Thanks as always for being a fan, a supporter, and a reader of the books, etc. available from all of us here at HalfLetter Press. We’re always excited to hear your input and well wishes. This month is full again of some great new stock, some fun upcoming events, and some free stuff for you to download and read!

We are currently working with Sarah Ross and Ryan Griffis, who are helping us create the next installment of Reading Room. Their first selection, Surface Tension, is already available on our site. Scroll down for a description. We’ll be in contact again when the installment is ready for your perusal. Looking forward to sharing this great group of readings with you! 

A former associate, Stephanie Pereira (one of our collaborators on the Chicago Ravioli Project) is now working for Kickstarter. We were excited when Stephanie invited us to create our own “curated page” on this fundraising site, and we encourage you to check it out and support some new and innovative work! 

Chicagoans: we’ll have a table at the Chicago Zine Fest (March 10, 2012). On Saturday, March 10, Marc will be tabling for HLP, and is a guest on the panel “Distributing and Marketing Your Zine”, along with Ayun Halliday (East Village Inky; Bust magazine contributor; former Neo-Futurist Theater performer) and Amy Leigh (twelveohtwo distro). It’s moderated by Billy of Loop Distro and happens at 4 pm at Columbia College Chicago. More information about this panel and the rest of the Fest is here.

People who celebrate March as Women’s History Month (or all of us who celebrate Women’s History each day!) might be interested in The New Woman’s Survival Catalog, a 1973 guidebook to the feminist movement co-edited by Kirsten Grimstad and Susan Rennie. Thanks to Let’s Re-Make for making it available! Find it at http://halfletterpress.com/store/index.php?main_page=page&id=2 (scroll to the middle of the page)
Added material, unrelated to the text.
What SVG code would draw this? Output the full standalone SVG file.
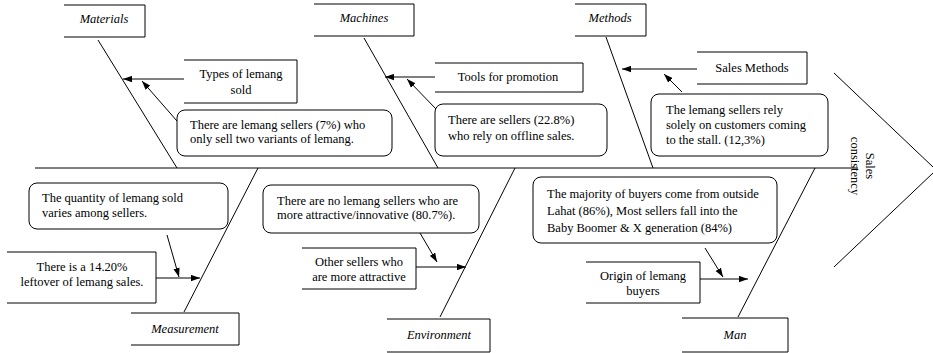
<svg xmlns="http://www.w3.org/2000/svg" width="933" height="353" viewBox="0 0 933 353">
<style>
.t { font-family: 'Liberation Serif', 'Times New Roman', Times, serif; font-size: 12.5px; fill: #000; }
.c { text-anchor: middle; }
.i { font-style: italic; }
.box { fill: none; stroke: #000; stroke-width: 1; }
.ln { fill: none; stroke: #000; stroke-width: 1; }
.ar { fill: none; stroke: #000; stroke-width: 1; marker-end: url(#ah); }
</style>
<defs>
<marker id="ah" viewBox="0 0 10 7" markerUnits="userSpaceOnUse" markerWidth="9" markerHeight="7" refX="10" refY="3.5" orient="auto">
<path d="M0,0 L10,3.5 L0,7 z" fill="#000"/>
</marker>
</defs>
<rect width="933" height="353" fill="#fff"/>

<g id="connectors">
<line class="ln" x1="35" y1="168" x2="858" y2="168"/>
<line class="ln" x1="834" y1="73" x2="933" y2="167"/>
<line class="ln" x1="933" y1="173" x2="834" y2="267"/>
<line class="ln" x1="98" y1="40" x2="177" y2="168"/>
<line class="ln" x1="364" y1="38" x2="438" y2="168"/>
<line class="ln" x1="606" y1="37" x2="653" y2="168"/>
<line class="ln" x1="258" y1="168" x2="184" y2="312"/>
<line class="ln" x1="515" y1="168" x2="440" y2="317"/>
<line class="ln" x1="815" y1="168" x2="738" y2="317"/>
<path class="ar" d="M184,79 L123,79"/>
<path class="ar" d="M177,121 L142,81"/>
<path class="ar" d="M435,77 L385,77"/>
<path class="ar" d="M436,109 L407,79"/>
<path class="ar" d="M697,69 L622,69"/>
<path class="ar" d="M682,92 L664,74"/>
<path class="ar" d="M156,278 L200,278"/>
<path class="ar" d="M167,235 L179,277"/>
<path class="ar" d="M416,267 L466,267"/>
<path class="ar" d="M420,233 L437,262"/>
<path class="ar" d="M700,279 L748,279"/>
<path class="ar" d="M705,248 L723,277"/>
</g>

<g id="materials">
<path class="box" d="M64,5 H145 V37 H64"/>
<text class="t c i" x="104" y="23">Materials</text>
</g>
<g id="machines">
<path class="box" d="M314,4 H414 V36 H314"/>
<text class="t c i" x="364" y="22">Machines</text>
</g>
<g id="methods">
<path class="box" d="M575,4 H646 V36 H575"/>
<text class="t c i" x="610" y="22">Methods</text>
</g>
<g id="types-of-lemang">
<path class="box" d="M184,60 H297 V103 H184"/>
<text class="t c" x="241" y="78">Types of lemang</text>
<text class="t c" x="241" y="94">sold</text>
</g>
<g id="tools-for-promotion">
<path class="box" d="M435,63 H583 V92 H435"/>
<text class="t c" x="508" y="81">Tools for promotion</text>
</g>
<g id="sales-methods">
<path class="box" d="M697,52 H807 V84 H697"/>
<text class="t c" x="752" y="72">Sales Methods</text>
</g>
<g id="two-variants">
<rect class="box" x="177" y="110" width="215" height="46" rx="8"/>
<text class="t" x="190" y="129">There are lemang sellers (7%) who</text>
<text class="t" x="190" y="143">only sell two variants of lemang.</text>
</g>
<g id="offline-sales">
<rect class="box" x="435" y="104" width="172" height="52" rx="8"/>
<text class="t" x="448" y="124">There are sellers (22.8%)</text>
<text class="t" x="448" y="140">who rely on offline sales.</text>
</g>
<g id="customers-coming">
<rect class="box" x="651" y="94" width="177" height="62" rx="8"/>
<text class="t" x="666" y="114">The lemang sellers rely</text>
<text class="t" x="666" y="129">solely on customers coming</text>
<text class="t" x="666" y="144">to the stall. (12,3%)</text>
</g>
<g id="quantity-varies">
<rect class="box" x="29" y="183" width="199" height="46" rx="8"/>
<text class="t" x="42" y="202">The quantity of lemang sold</text>
<text class="t" x="42" y="217">varies among sellers.</text>
</g>
<g id="leftover">
<path class="box" d="M7,252 H156 V303 H7"/>
<text class="t c" x="82" y="271">There is a 14.20%</text>
<text class="t c" x="82" y="286">leftover of lemang sales.</text>
</g>
<g id="measurement">
<path class="box" d="M131,313 H239 V345 H131"/>
<text class="t c i" x="185" y="333">Measurement</text>
</g>
<g id="no-attractive">
<rect class="box" x="263" y="185" width="216" height="48" rx="8"/>
<text class="t" x="277" y="205">There are no lemang sellers who are</text>
<text class="t" x="277" y="219">more attractive/innovative (80.7%).</text>
</g>
<g id="other-sellers">
<path class="box" d="M302,248 H416 V289 H302"/>
<text class="t c" x="359" y="266">Other sellers who</text>
<text class="t c" x="359" y="281">are more attractive</text>
</g>
<g id="environment">
<path class="box" d="M387,319 H490 V352 H387"/>
<text class="t c i" x="439" y="339">Environment</text>
</g>
<g id="majority-buyers">
<rect class="box" x="533" y="177" width="244" height="66" rx="8"/>
<text class="t" x="547" y="198">The majority of buyers come from outside</text>
<text class="t" x="547" y="215">Lahat (86%), Most sellers fall into the</text>
<text class="t" x="547" y="232">Baby Boomer &amp; X generation (84%)</text>
</g>
<g id="origin-buyers">
<path class="box" d="M586,262 H700 V303 H586"/>
<text class="t c" x="643" y="280">Origin of lemang</text>
<text class="t c" x="643" y="295">buyers</text>
</g>
<g id="man">
<path class="box" d="M682,318 H788 V352 H682"/>
<text class="t c i" x="735" y="339">Man</text>
</g>
<g id="sales-consistency">
<g transform="translate(863,166) rotate(90)">
<text class="t c" x="0" y="-3">Sales</text>
<text class="t c" x="0" y="12">consistency</text>
</g>
</g>
</svg>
You’ll see below that we have many new titles for you to choose from. Overwhelmed and unable to make a decision? We can relate. We now have gift certificates in the amounts of $5, $10, $20, and $50. Surprise your favorite reader, or give yourself a little HLP love. Contact us with shipping concerns, for gift ideas, and to chat about books you would like to see at HLP by emailing publishers@halfletterpress.com. You can also socially network with us through the magic of the internet - be our Facebook fan, follow us on Twitter, or check out our Tumblr posts. Let us know how we’re doing!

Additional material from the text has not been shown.